(EXERCISE AIM):
Below are the records; extract from them the line containing "Write the React, TypeScript" to the line containing "Chart.register(...registerables);", both lines included, exactly and with no pictures.

(MATERIALS PROVIDED):
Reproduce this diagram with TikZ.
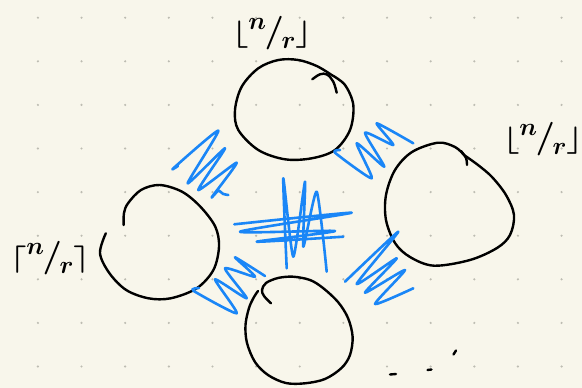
\documentclass[tikz,border=0pt]{standalone}
\usepackage{amsmath}
\usepackage{graphicx}
\usepackage{tikz}
\usepackage{xcolor}
\definecolor{skPaper}{HTML}{F8F6EB}
\definecolor{skDot}{HTML}{BDBCB2}
\definecolor{skBlue}{HTML}{1A86F7}
\tikzset{
  pen/.style={draw=black, line width=2.4pt, line cap=round, line join=round},
  scrib/.style={draw=skBlue, line width=2.6pt, line cap=round, line join=round},
  gridpt/.style={fill=skDot},
  frac/.style={inner sep=0pt, font=\fontsize{28}{30}\selectfont\boldmath}
}
% hand written n over r
\newcommand{\nr}{\raisebox{0.42em}{$n$}\kern-0.05em\scalebox{1.35}{$/$}\kern-0.08em\raisebox{-0.25em}{$r$}}
\newcommand{\brk}[1]{\scalebox{1.25}[1.1]{$#1$}}

\begin{document}
\begin{tikzpicture}[x=1pt,y=-1pt]
  \fill[skPaper] (0,0) rectangle (582,388);
  \useasboundingbox (0,0) rectangle (582,388);
  % dotted paper
  \foreach \i in {0,...,12}
    \foreach \j in {0,...,8}
      \fill[gridpt] ({37.9+43.64*\i},{17.7+43.6*\j}) circle[radius=1.2pt];

  % vertices
  \draw[pen] plot[smooth, tension=0.55] coordinates {(331.7,75) (345,85) (353.3,105) (350,130) (335,150) (311.7,158.3) (285,159.3) (258.3,150) (238.3,130) (235,110) (241.7,86.7) (258.3,68.3) (278.3,60) (298.3,60) (316.7,66) (331.7,75)};
  \draw[pen] plot[smooth, tension=0.6] coordinates {(312.3,79.3) (320,74.3) (327,74.5) (333.3,81.7) (336.7,92.7)};
  \draw[pen] plot[smooth, tension=0.55] coordinates {(464,155) (478,165) (492,177) (506,195) (514,215) (510,235) (497,248) (470,260) (434,265.7) (410,257) (395,243) (386,220) (386,195) (395,170) (412,152) (438,142.7) (455,147) (464,155)};
  \draw[pen] plot[smooth, tension=0.6] coordinates {(461,151) (466,158) (467,165)};
  \draw[pen] plot[smooth, tension=0.55] coordinates {(123.6,225) (124,213) (128,203.3) (141,190) (159.6,185) (182,191.7) (200.4,206.7) (215.3,226.7) (219,246.7) (213.4,270) (196.7,288.3) (170.7,298.3) (148.5,298.3) (126.2,290) (109.5,273.3) (100,253.3) (105.8,233.3)};
  \draw[pen] plot[smooth, tension=0.55] coordinates {(271,303.3) (264,296) (262,290) (266,283) (278,278) (293,276.7) (310,280) (323,288) (338,302) (348,318) (352.6,336.7) (350,355) (341.5,368) (325,379) (305,383.3) (285.8,383) (268,375) (255,362) (247,343) (245.5,325) (249,308) (254,297) (258,291)};

  % labels
  \node[frac] (lbltop) at (272,33) {\brk{\lfloor}\nr\brk{\rfloor}};
  \node[frac] (lblright) at (543,139) {\brk{\lfloor}\nr\brk{\rfloor}};
  \node[frac] (lblleft) at (50,258) {\brk{\lceil}\nr\brk{\rceil}};

  % edges
  \draw[scrib] plot[smooth, tension=0.35] coordinates {(178,166) (173.3,168.3) (218.3,130.7) (187.7,183.3) (225,148.3) (198.3,190) (236.7,162.7) (211.7,197.3) (218.3,190.7) (223.3,194) (228.3,195)};
  \draw[scrib] plot[smooth, tension=0.35] coordinates {(340,150) (335,152.7) (371.7,178.3) (356.7,143.3) (384.3,166.7) (365,132.7) (393.3,145) (376.7,123.3) (413.3,143.3)};
  \draw[scrib] plot[smooth, tension=0.35] coordinates {(199,288) (193.3,290.7) (236.7,313.3) (215,279.3) (246.7,298.3) (225,268.3) (255,276.7) (235,257.3) (265,276)};
  \draw[scrib] plot[smooth, tension=0.35] coordinates {(345,281.7) (398.3,231.7) (356.7,284) (396.7,258.3) (365,292.7) (405,270) (375,304) (413.3,288.3)};
  \draw[scrib] plot[smooth, tension=0.35] coordinates {(286.7,268.3) (283.3,178.3) (293.3,256.7) (305,181.7) (303.3,246.7) (316.7,191.7) (326.7,271.7)};
  \draw[scrib] plot[smooth, tension=0.4] coordinates {(234.3,224.3) (351.7,212.7) (240,231.7) (335,231) (256.7,241.7) (343.3,236.7)};

  % trailing marks
  \draw[pen] (390,374.5) -- (396,374);
  \draw[pen] (427.5,370) -- (431.5,369.5);
  \draw[pen] (453.5,354.5) -- (456,350.5);
\end{tikzpicture}
\end{document}
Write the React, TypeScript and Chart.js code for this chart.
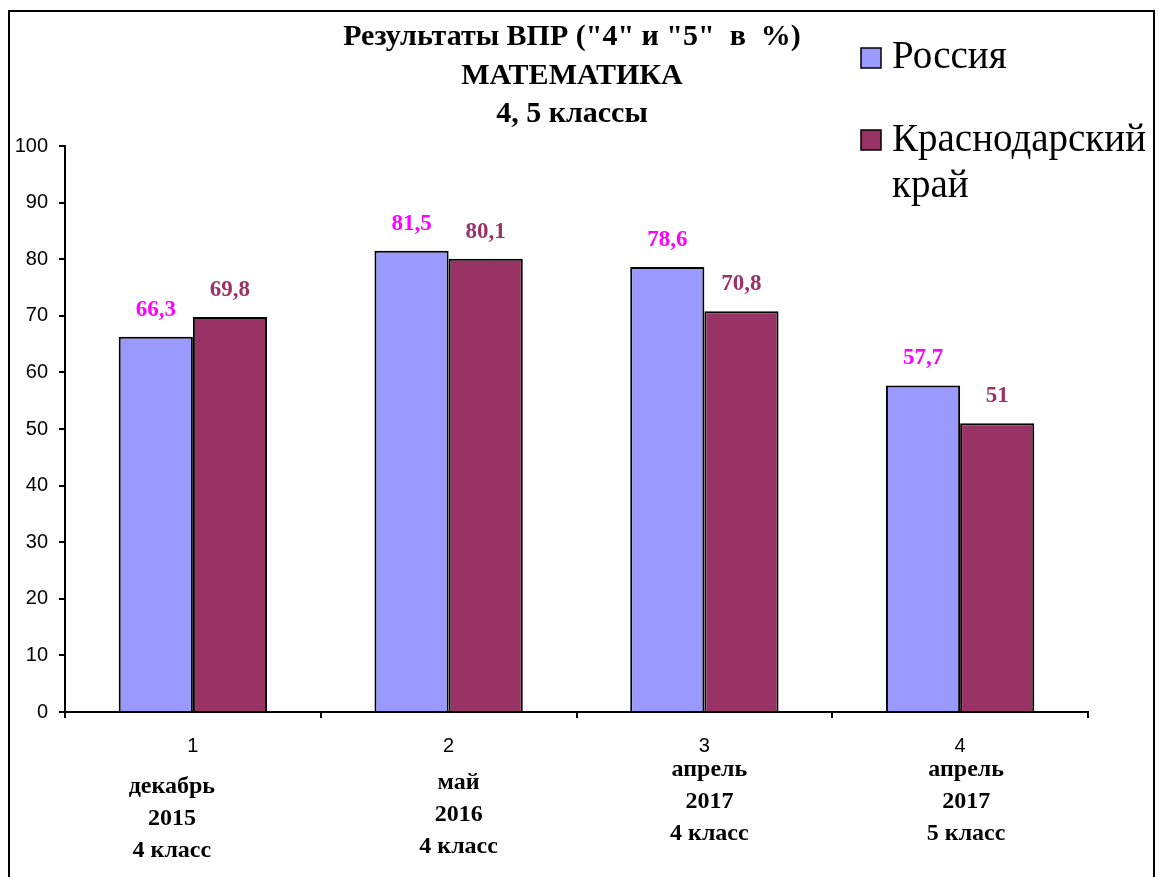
import React, { useEffect, useRef } from "react";
import { Chart, registerables } from "chart.js";

Chart.register(...registerables);

const categories = ["1", "2", "3", "4"];
const subLabels: string[][] = [
  ["декабрь", "2015", "4 класс"],
  ["май", "2016", "4 класс"],
  ["апрель", "2017", "4 класс"],
  ["апрель", "2017", "5 класс"],
];
const russia = [66.3, 81.5, 78.6, 57.7];
const krasnodar = [69.8, 80.1, 70.8, 51];
const russiaLabels = ["66,3", "81,5", "78,6", "57,7"];
const krasnodarLabels = ["69,8", "80,1", "70,8", "51"];
const seriesNames = ["Россия", "Краснодарский край"];
const titleLines = ['Результаты ВПР ("4" и "5"  в  %)', "МАТЕМАТИКА", "4, 5 классы"];

// layout of sub-labels (offset from category center, first-line y)
const subLabelDx = [-21, 10, 5, 6];
const subLabelY0 = [787, 783, 770, 770];

const RUSSIA_COLOR = "#9999FF";
const KRAS_COLOR = "#993366";
const RUSSIA_LABEL_COLOR = "#FF00FF";
const SERIF = '"Liberation Serif", "Times New Roman", serif';
const SANS = '"Liberation Sans", Arial, sans-serif';

const decorPlugin = {
  id: "decor",
  afterDraw(chart: any) {
    const ctx = chart.ctx;
    ctx.save();
    // frame
    ctx.strokeStyle = "#000";
    ctx.lineWidth = 2;
    ctx.strokeRect(9, 11, 1145, 900);

    // title
    ctx.fillStyle = "#000";
    ctx.font = `bold 30px ${SERIF}`;
    ctx.textAlign = "center";
    ctx.textBaseline = "middle";
    const tY = [37, 76, 114];
    titleLines.forEach((t, i) => ctx.fillText(t, 572, tY[i]));

    // legend
    ctx.textAlign = "left";
    ctx.font = `39px ${SERIF}`;
    ctx.lineWidth = 1.5;
    const drawBox = (y: number, color: string) => {
      ctx.fillStyle = color;
      ctx.fillRect(861, y - 10, 20, 20);
      ctx.strokeStyle = "#000";
      ctx.strokeRect(861, y - 10, 20, 20);
    };
    drawBox(58, RUSSIA_COLOR);
    ctx.fillStyle = "#000";
    ctx.fillText("Россия", 892, 58);
    drawBox(140, KRAS_COLOR);
    ctx.fillStyle = "#000";
    ctx.fillText("Краснодарский", 892, 141);
    ctx.fillText("край", 892, 187);

    // data labels
    ctx.font = `bold 23px ${SERIF}`;
    ctx.textAlign = "center";
    const labelSets = [russiaLabels, krasnodarLabels];
    const labelColors = [RUSSIA_LABEL_COLOR, KRAS_COLOR];
    chart.data.datasets.forEach((_: any, di: number) => {
      const meta = chart.getDatasetMeta(di);
      meta.data.forEach((bar: any, i: number) => {
        ctx.fillStyle = labelColors[di];
        ctx.fillText(labelSets[di][i], bar.x, bar.y - 27);
      });
    });

    // category sub-labels
    const xs = chart.scales.x;
    ctx.fillStyle = "#000";
    ctx.font = `bold 24px ${SERIF}`;
    subLabels.forEach((lines, i) => {
      const cx = xs.getPixelForValue(i) + subLabelDx[i];
      lines.forEach((l, j) => ctx.fillText(l, cx, subLabelY0[i] + j * 32));
    });
    ctx.restore();
  },
};

export default function App() {
  const ref = useRef<HTMLCanvasElement>(null);
  useEffect(() => {
    if (!ref.current) return;
    const chart = new Chart(ref.current, {
      type: "bar",
      data: {
        labels: categories,
        datasets: [
          {
            label: seriesNames[0],
            data: russia,
            backgroundColor: RUSSIA_COLOR,
            borderColor: "#000",
            borderWidth: 2,
            categoryPercentage: 0.58,
            barPercentage: 1,
          },
          {
            label: seriesNames[1],
            data: krasnodar,
            backgroundColor: KRAS_COLOR,
            borderColor: "#000",
            borderWidth: 2,
            categoryPercentage: 0.58,
            barPercentage: 1,
          },
        ],
      },
      options: {
        responsive: false,
        animation: false,
        layout: { padding: { left: 8, top: 146, right: 71, bottom: 10 } },
        plugins: { legend: { display: false }, title: { display: false }, tooltip: { enabled: false } },
        scales: {
          y: {
            min: 0,
            max: 100,
            ticks: { stepSize: 10, color: "#000", font: { family: SANS, size: 20 }, padding: 11 },
            grid: { drawOnChartArea: false, drawTicks: true, tickLength: 6, color: "#000", lineWidth: 2 },
            border: { color: "#000", width: 2 },
            afterFit: (s: any) => {
              s.width = 57;
            },
          },
          x: {
            ticks: { color: "#000", font: { family: SANS, size: 20 }, padding: 16 },
            grid: { offset: true, drawOnChartArea: false, drawTicks: true, tickLength: 6, color: "#000", lineWidth: 2 },
            border: { color: "#000", width: 2 },
            afterFit: (s: any) => {
              s.height = 155;
            },
          },
        },
      },
      plugins: [decorPlugin],
    });
    return () => chart.destroy();
  }, []);
  return (
    <div style={{ position: "absolute", left: 0, top: 0, width: 1159, height: 877, background: "#fff" }}>
      <canvas ref={ref} width={1159} height={877} style={{ display: "block" }} />
    </div>
  );
}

(RESULT OF THE EXERCISE):
Write the React, TypeScript and Chart.js code for this chart.
import React, { useEffect, useRef } from "react";
import { Chart, registerables } from "chart.js";

Chart.register(...registerables);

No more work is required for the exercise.